Le 24 janvier 1920, Hitler présente, dans la grande salle d'une brasserie munichoise, le Hofbräuhaus, « le Parti Ouvrier allemand national-socialiste ». La volonté de synthèse est ici plus évidente encore, d'autant que Hitler exige « l'abolition de l'esclavage des intérêts bancaires, la nationalisation des trusts et la participation directe des travailleurs aux bénéfices de leurs entreprises ».
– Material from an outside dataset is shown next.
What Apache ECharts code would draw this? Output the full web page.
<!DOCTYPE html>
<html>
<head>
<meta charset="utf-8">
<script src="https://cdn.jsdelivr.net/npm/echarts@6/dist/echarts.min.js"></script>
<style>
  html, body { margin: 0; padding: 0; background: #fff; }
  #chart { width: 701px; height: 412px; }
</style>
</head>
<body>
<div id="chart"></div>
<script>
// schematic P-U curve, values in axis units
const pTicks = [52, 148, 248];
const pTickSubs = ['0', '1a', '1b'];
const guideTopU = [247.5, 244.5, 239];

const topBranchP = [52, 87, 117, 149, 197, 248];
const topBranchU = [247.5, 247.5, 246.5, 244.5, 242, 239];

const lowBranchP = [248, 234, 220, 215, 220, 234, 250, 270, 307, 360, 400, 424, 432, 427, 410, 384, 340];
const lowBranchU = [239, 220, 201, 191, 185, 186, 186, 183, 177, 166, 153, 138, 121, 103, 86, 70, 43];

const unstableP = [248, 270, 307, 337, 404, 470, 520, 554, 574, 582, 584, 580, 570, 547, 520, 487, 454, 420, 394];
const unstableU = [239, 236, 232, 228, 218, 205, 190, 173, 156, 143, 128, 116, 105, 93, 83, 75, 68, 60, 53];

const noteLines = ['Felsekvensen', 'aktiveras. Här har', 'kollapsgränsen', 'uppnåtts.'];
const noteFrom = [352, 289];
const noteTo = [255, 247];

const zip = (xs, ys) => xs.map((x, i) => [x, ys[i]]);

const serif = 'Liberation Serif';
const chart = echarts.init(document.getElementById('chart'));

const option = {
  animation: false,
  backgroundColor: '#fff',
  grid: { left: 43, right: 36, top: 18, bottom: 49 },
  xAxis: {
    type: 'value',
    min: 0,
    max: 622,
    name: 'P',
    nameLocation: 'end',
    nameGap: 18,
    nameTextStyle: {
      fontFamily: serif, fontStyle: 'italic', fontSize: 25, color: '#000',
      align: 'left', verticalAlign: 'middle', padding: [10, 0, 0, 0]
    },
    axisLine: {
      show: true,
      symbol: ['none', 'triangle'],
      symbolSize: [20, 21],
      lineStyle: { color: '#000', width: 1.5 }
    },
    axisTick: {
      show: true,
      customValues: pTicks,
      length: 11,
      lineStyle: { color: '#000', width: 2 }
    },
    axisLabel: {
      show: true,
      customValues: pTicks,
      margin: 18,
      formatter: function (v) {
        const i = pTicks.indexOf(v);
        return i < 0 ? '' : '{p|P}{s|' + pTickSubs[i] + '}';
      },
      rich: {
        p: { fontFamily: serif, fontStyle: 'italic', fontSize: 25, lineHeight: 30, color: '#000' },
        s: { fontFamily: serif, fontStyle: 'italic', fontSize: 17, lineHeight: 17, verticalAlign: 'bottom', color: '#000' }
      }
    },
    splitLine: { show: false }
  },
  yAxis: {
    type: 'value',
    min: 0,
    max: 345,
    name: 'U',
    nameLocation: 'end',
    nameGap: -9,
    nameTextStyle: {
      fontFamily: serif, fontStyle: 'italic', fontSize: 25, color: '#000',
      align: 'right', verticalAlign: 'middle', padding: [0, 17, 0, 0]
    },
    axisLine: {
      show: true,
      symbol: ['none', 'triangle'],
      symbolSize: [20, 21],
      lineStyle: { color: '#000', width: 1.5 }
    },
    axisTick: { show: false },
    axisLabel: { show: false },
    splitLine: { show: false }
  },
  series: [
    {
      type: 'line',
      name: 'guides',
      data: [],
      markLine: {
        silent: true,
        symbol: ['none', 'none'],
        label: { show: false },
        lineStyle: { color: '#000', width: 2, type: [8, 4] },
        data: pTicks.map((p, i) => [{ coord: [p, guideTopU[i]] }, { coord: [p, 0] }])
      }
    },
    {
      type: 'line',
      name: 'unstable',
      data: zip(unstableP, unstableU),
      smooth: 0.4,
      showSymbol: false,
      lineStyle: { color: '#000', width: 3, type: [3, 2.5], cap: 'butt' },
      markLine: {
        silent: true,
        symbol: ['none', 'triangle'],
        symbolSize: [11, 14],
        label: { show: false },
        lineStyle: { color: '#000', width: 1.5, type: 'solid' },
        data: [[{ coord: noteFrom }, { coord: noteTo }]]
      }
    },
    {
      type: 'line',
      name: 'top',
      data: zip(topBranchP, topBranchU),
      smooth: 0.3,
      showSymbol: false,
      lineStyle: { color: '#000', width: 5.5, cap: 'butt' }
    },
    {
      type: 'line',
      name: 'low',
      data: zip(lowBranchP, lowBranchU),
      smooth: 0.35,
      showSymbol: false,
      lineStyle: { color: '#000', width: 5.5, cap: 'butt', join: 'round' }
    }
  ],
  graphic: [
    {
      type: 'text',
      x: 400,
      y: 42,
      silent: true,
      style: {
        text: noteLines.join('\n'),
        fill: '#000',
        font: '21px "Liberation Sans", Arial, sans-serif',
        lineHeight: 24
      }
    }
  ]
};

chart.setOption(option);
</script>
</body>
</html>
Le putsch national-socialiste qui échoue à Munich en novembre 1923 — exactement le 18 Brumaire - est dirigé contre le Commissaire d'Etat bavarois von Kahr, le général von Seeckt, chef de la Reichswehr, et son adjoint politique von Schleicher, le général von Lossow, soutenus par le prince Rupprecht de Bavière et la hiérarchie de l'Eglise catholique : toute la Droite conservatrice, toute la Réaction. C'est encore un von qui oblige Roehm et ses SA à mettre bas les armes au ministère de la Guerre : Epp.
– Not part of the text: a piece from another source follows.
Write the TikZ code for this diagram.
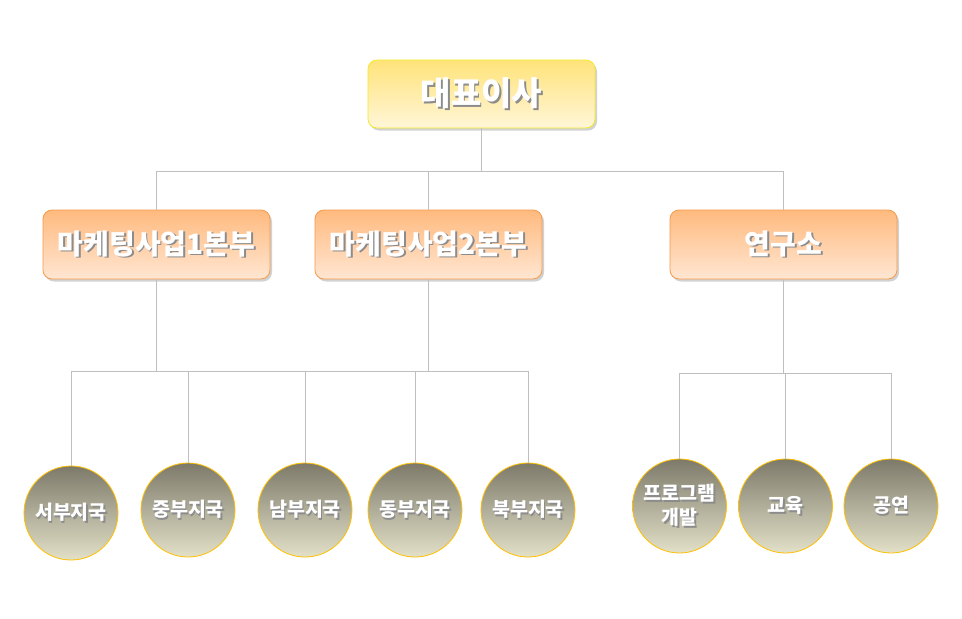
\documentclass[tikz,border=0pt]{standalone}
\usepackage{fontspec}
\newfontfamily\kr{Noto Sans CJK KR}
\usetikzlibrary{shadows}
\definecolor{lineC}{HTML}{BFBFBF}
\definecolor{ceoTop}{HTML}{FFE37A}
\definecolor{ceoBot}{HTML}{FFF6D8}
\definecolor{ceoEdge}{HTML}{F2EA2A}
\definecolor{orTop}{HTML}{FFBA7E}
\definecolor{orBot}{HTML}{FFE6D2}
\definecolor{orEdge}{HTML}{F59A4B}
\definecolor{ciTop}{HTML}{7D7A6A}
\definecolor{ciBot}{HTML}{E3E0C8}
\definecolor{ciEdge}{HTML}{FFC000}
\newcommand\shtxt[1]{\makebox[0pt][l]{\hspace{1.8pt}\raisebox{-1.8pt}{\textcolor{black!45}{#1}}}#1}
\begin{document}
\begin{tikzpicture}[x=1pt,y=-1pt,
  conn/.style={draw=lineC,line width=1pt},
  ceobox/.style={rectangle,rounded corners=9pt,minimum width=227pt,minimum height=68pt,
    top color=ceoTop,bottom color=ceoBot,draw=ceoEdge,line width=0.8pt,
    drop shadow={opacity=0.35,shadow xshift=2pt,shadow yshift=-2.5pt},
    text=white,font=\kr\bfseries\fontsize{33}{36}\selectfont},
  deptbox/.style={rectangle,rounded corners=9pt,minimum width=227pt,minimum height=69pt,
    top color=orTop,bottom color=orBot,draw=orEdge,line width=0.8pt,
    drop shadow={opacity=0.35,shadow xshift=2pt,shadow yshift=-2.5pt},
    text=white,font=\kr\bfseries\fontsize{28}{30}\selectfont},
  unit/.style={circle,minimum size=94pt,inner sep=0pt,
    top color=ciTop,bottom color=ciBot,draw=ciEdge,line width=0.8pt,
    text=white,align=center,font=\kr\bfseries\fontsize{19.5}{23}\selectfont}]
\useasboundingbox (0,0) rectangle (962,619);
\fill[white] (0,0) rectangle (962,619);

\coordinate (busA) at (481.5,171);
\coordinate (busB) at (300,371);
\coordinate (busC) at (783.5,373);

\node[ceobox] (ceo) at (481.5,94) {\shtxt{대표이사}};
\node[deptbox] (b1) at (156.5,244.5) {\shtxt{마케팅사업1본부}};
\node[deptbox] (b2) at (428.5,244.5) {\shtxt{마케팅사업2본부}};
\node[deptbox] (b3) at (783.5,244.5) {\shtxt{연구소}};

\node[unit] (c1) at (71,513) {\shtxt{서부지국}};
\node[unit] (c2) at (188,510) {\shtxt{중부지국}};
\node[unit] (c3) at (305,510) {\shtxt{남부지국}};
\node[unit] (c4) at (415,510) {\shtxt{동부지국}};
\node[unit] (c5) at (528,510) {\shtxt{북부지국}};
\node[unit] (r1) at (679.5,506) {\shtxt{프로그램}\\[1pt]\shtxt{개발}};
\node[unit] (r2) at (785.5,506) {\shtxt{교육}};
\node[unit] (r3) at (891,506) {\shtxt{공연}};

\draw[conn] (ceo.south) -- (busA);
\draw[conn] (b1.north) |- (busA);
\draw[conn] (b2.north) |- (busA);
\draw[conn] (b3.north) |- (busA);

\draw[conn] (b1.south) |- (busB);
\draw[conn] (b2.south) |- (busB);
\draw[conn] (c1.north) |- (busB);
\draw[conn] (c2.north) |- (busB);
\draw[conn] (c3.north) |- (busB);
\draw[conn] (c4.north) |- (busB);
\draw[conn] (c5.north) |- (busB);

\draw[conn] (b3.south) -- (busC);
\draw[conn] (r1.north) |- (busC);
\draw[conn] (r2.north) |- (busC);
\draw[conn] (r3.north) |- (busC);
\end{tikzpicture}
\end{document}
L'action de Hitler et Mussolini est inexplicable si l'on oublie que l'écroulement de trois empires, celui des Romanov, celui des Hohenzollern et celui des Habsbourg, avait permis au communisme de guerre d'avancer résolument au cœur de l'Europe. En Allemagne, les Spartakistes, les Conseils (Soviets) de Marins, d'Ouvriers et de Soldats avaient pris le pouvoir à Kiel, Brème, Halle, Leipzig, Magdebourg, Essen, Berlin.
L'Armée Rouge avait été arrêtée dans les Pays Baltes par un Corps de Volontaires allemands, le Baltikum, et devant Varsovie, grâce à l'intervention directe de la France et à l'habileté manœuvrière du général Weygand.
Le communiste Kurt Eisner avait proclamé une « République socialiste bavaroise », en plein accord avec un envoyé de Trotsky, Lewien. Un autre communiste, Bêla Kun, de sinistre mémoire, avait pris le pouvoir en Hongrie. L'Europe danubienne était à feu et à sang.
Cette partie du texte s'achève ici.